CIARAN RYAN: Of course, there is a capital gain element to this as well. Not only are you earning quarterly returns, but you are also getting a capital gain, presumably, at the end of it. Or have there been instances where there’s been a capital loss?
JUSTIN CLARKE: In our medical portfolio so far, not, and we have started to exit. We’ve exited our very first portfolios. Medical 2 and Medical 1 are still in the process. We’ll be exiting by the end of the year. For both of those, the final RoR [rate of return] is well over 10%. So we’ve ended well on those two. And everything else is looking good. The rest of the portfolio is looking very strong.
CIARAN RYAN: Just explain to people who have not come across OrbVest before – are you looking only at South African investors or are you casting your net internationally?
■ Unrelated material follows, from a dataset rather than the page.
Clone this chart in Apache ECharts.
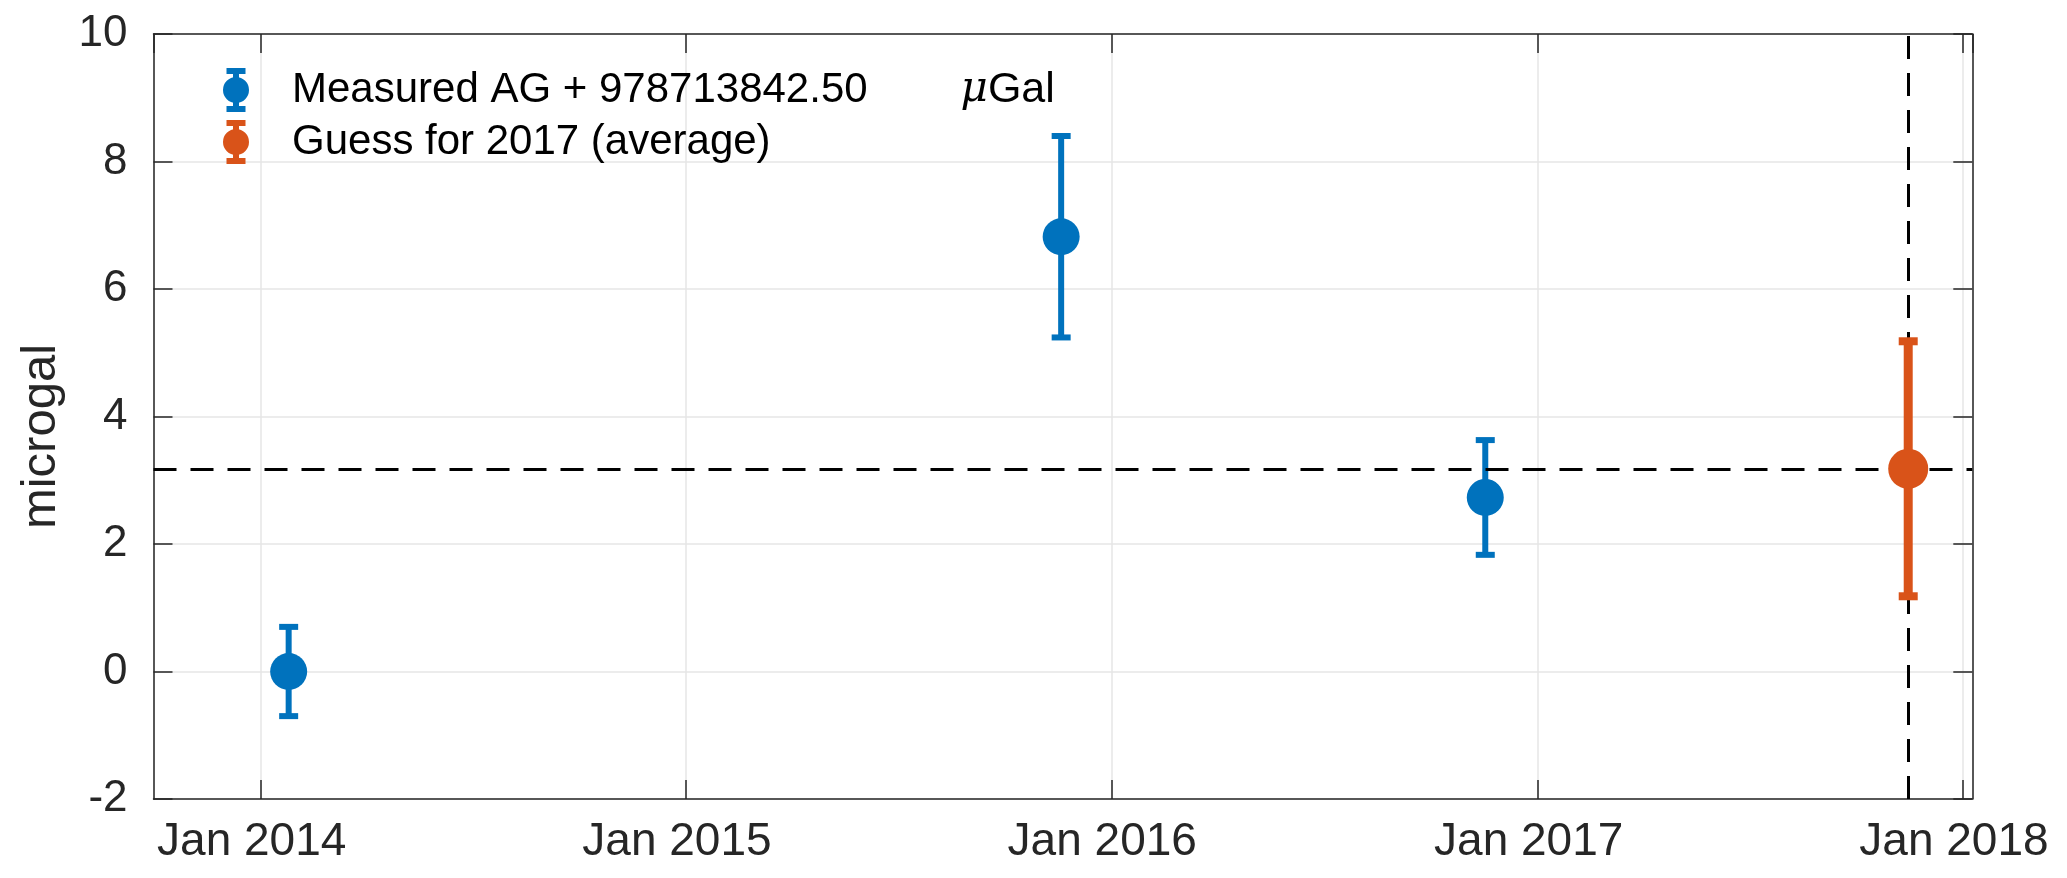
<!DOCTYPE html>
<html>
<head>
<meta charset="utf-8">
<script src="https://cdn.jsdelivr.net/npm/echarts@6/dist/echarts.min.js"></script>
<style>html,body{margin:0;padding:0;background:#fff}#c{width:2067px;height:878px}</style>
</head>
<body>
<div id="c"></div>
<script>
// ---- data ----
const measuredDates = ['2014-01-25', '2015-11-19', '2016-11-17'];
const measuredValues = [0.00, 6.82, 2.73];
const measuredErrors = [0.70, 1.58, 0.90];
const guessDates = ['2017-11-15'];
const guessValues = [3.18];
const guessErrors = [2.00];
const averageLevel = 3.18;
const xMin = '2013-10-01';
const xMax = '2018-01-09';
const yTicks = [-2, 0, 2, 4, 6, 8, 10];
const legendNames = ['Measured AG + 978713842.50', 'Guess for 2017 (average)'];
const unitText = 'Gal';

const FONT = '"Liberation Sans", Arial, Helvetica, sans-serif';
const AX = '#262626';
const BLUE = '#0072BD';
const ORANGE = '#D95319';

function rows(d, v, e) {
  return d.map((t, i) => [t, v[i], v[i] - e[i], v[i] + e[i]]);
}

function errRender(color, barW, capW, capLw, r) {
  return function (params, api) {
    const x = api.value(0);
    const p = api.coord([x, api.value(1)]);
    const pl = api.coord([x, api.value(2)]);
    const ph = api.coord([x, api.value(3)]);
    const h = capW / 2;
    return {
      type: 'group',
      children: [
        { type: 'line', shape: { x1: p[0], y1: ph[1], x2: p[0], y2: pl[1] }, style: { stroke: color, lineWidth: barW } },
        { type: 'line', shape: { x1: p[0] - h, y1: ph[1], x2: p[0] + h, y2: ph[1] }, style: { stroke: color, lineWidth: capLw } },
        { type: 'line', shape: { x1: p[0] - h, y1: pl[1], x2: p[0] + h, y2: pl[1] }, style: { stroke: color, lineWidth: capLw } },
        { type: 'circle', shape: { cx: p[0], cy: p[1], r: r }, style: { fill: color } }
      ]
    };
  };
}

const iconPath = 'path://M3.5 0H22.5V6H3.5Z M3.5 38H22.5V44H3.5Z M10 0H16V44H10Z M0 22A13 13 0 1 1 26 22A13 13 0 1 1 0 22Z';

const chart = echarts.init(document.getElementById('c'), null, { renderer: 'canvas' });

const tickStyle = { show: true, inside: true, length: 19, lineStyle: { color: AX, width: 1.5 } };
const lineStyle = { show: true, onZero: false, lineStyle: { color: AX, width: 1.5 } };

const xCommon = {
  type: 'time',
  min: xMin,
  max: xMax,
  minInterval: 365 * 86400000,
  maxInterval: 366 * 86400000,
  axisLine: lineStyle,
  axisTick: tickStyle,
  minorTick: { show: false }
};

chart.setOption({
  animation: false,
  backgroundColor: '#fff',
  grid: { left: 153.5, right: 94.7, top: 34, bottom: 79, containLabel: false },
  legend: {
    left: 223,
    top: 68,
    orient: 'vertical',
    padding: 0,
    itemWidth: 26,
    itemHeight: 44,
    itemGap: 8,
    selectedMode: false,
    data: [
      { name: legendNames[0], icon: iconPath, itemStyle: { color: BLUE } },
      { name: legendNames[1], icon: iconPath, itemStyle: { color: ORANGE } }
    ],
    formatter: function (name) {
      if (name === legendNames[0]) return '{a|' + name + '}{mu|μ}{b|' + unitText + '}';
      return '{a|' + name + '}';
    },
    textStyle: {
      fontFamily: FONT,
      fontSize: 42,
      color: '#000',
      lineHeight: 44,
      rich: {
        a: { fontFamily: FONT, fontSize: 42, color: '#000', lineHeight: 44, padding: [0, 0, 0, 38] },
        mu: { fontFamily: '"DejaVu Serif", "Liberation Serif", serif', fontStyle: 'italic', fontSize: 42, color: '#000', lineHeight: 44, padding: [0, 0, 0, 93] },
        b: { fontFamily: FONT, fontSize: 43, color: '#000', lineHeight: 44 }
      }
    }
  },
  xAxis: [
    Object.assign({}, xCommon, {
      position: 'bottom',
      axisLabel: {
        show: true,
        formatter: '{MMM} {yyyy}',
        fontFamily: FONT,
        fontSize: 46,
        color: AX,
        margin: 20,
        padding: [0, 18, 0, 0],
        showMinLabel: false,
        showMaxLabel: false
      },
      splitLine: { show: true, lineStyle: { color: '#e6e6e6', width: 1.5 } }
    }),
    Object.assign({}, xCommon, {
      position: 'top',
      axisLabel: { show: false },
      splitLine: { show: false }
    })
  ],
  yAxis: [
    {
      type: 'value',
      min: yTicks[0],
      max: yTicks[yTicks.length - 1],
      interval: yTicks[1] - yTicks[0],
      position: 'left',
      name: 'microgal',
      nameLocation: 'middle',
      nameGap: 88,
      nameTextStyle: { fontFamily: FONT, fontSize: 49, color: AX, padding: [0, 40, 0, 0] },
      axisLine: lineStyle,
      axisTick: tickStyle,
      axisLabel: { fontFamily: FONT, fontSize: 44, color: AX, margin: 26 },
      splitLine: { show: true, lineStyle: { color: '#e6e6e6', width: 1.5 } }
    },
    {
      type: 'value',
      min: yTicks[0],
      max: yTicks[yTicks.length - 1],
      interval: yTicks[1] - yTicks[0],
      position: 'right',
      axisLine: lineStyle,
      axisTick: tickStyle,
      axisLabel: { show: false },
      splitLine: { show: false }
    }
  ],
  series: [
    {
      name: legendNames[0],
      type: 'custom',
      xAxisIndex: 0,
      yAxisIndex: 0,
      z: 3,
      renderItem: errRender(BLUE, 6, 19, 6, 18.5),
      encode: { x: 0, y: [1, 2, 3] },
      data: rows(measuredDates, measuredValues, measuredErrors)
    },
    {
      name: 'refs',
      type: 'line',
      xAxisIndex: 0,
      yAxisIndex: 0,
      z: 4,
      data: [],
      symbol: 'none',
      markLine: {
        silent: true,
        symbol: ['none', 'none'],
        label: { show: false },
        lineStyle: { color: '#000', width: 3, type: [23, 14] },
        data: [
          { yAxis: averageLevel },
          { xAxis: guessDates[0] }
        ]
      }
    },
    {
      name: legendNames[1],
      type: 'custom',
      xAxisIndex: 0,
      yAxisIndex: 0,
      z: 5,
      renderItem: errRender(ORANGE, 9, 19, 8, 20),
      encode: { x: 0, y: [1, 2, 3] },
      data: rows(guessDates, guessValues, guessErrors)
    }
  ]
});
</script>
</body>
</html>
JUSTIN CLARKE: As you discussed in the first programme, originally we were looking after South African investors – initially ourselves and our friends and family. And then we extended the net and it became predominantly South African members. But we realised very soon that there were people from all over the world, particularly other emerging markets. Our second-biggest investor in China. We had investors from China in Medical 25, Old Milton, the one that we closed about four months ago – they made up about 40% of our investors alone. So significant interest from China.
Then the third one is Brazil, which I guess is in a fairly similar situation to South Africa.
CIARAN RYAN: These are all emerging markets, so presumably there are currency issues that investors there are trying to hedge against – would that be correct?
JUSTIN CLARKE: Yes, I think everyone has different reasons for doing so. One of the fundamental reasons is the lack of trust in the government. That’s the Brazilians and Chinese, and certainly some of the South Africans that are looking to invest in these products.
CIARAN RYAN: Okay, we are going to leave it there for the moment, Justin. Thanks very much.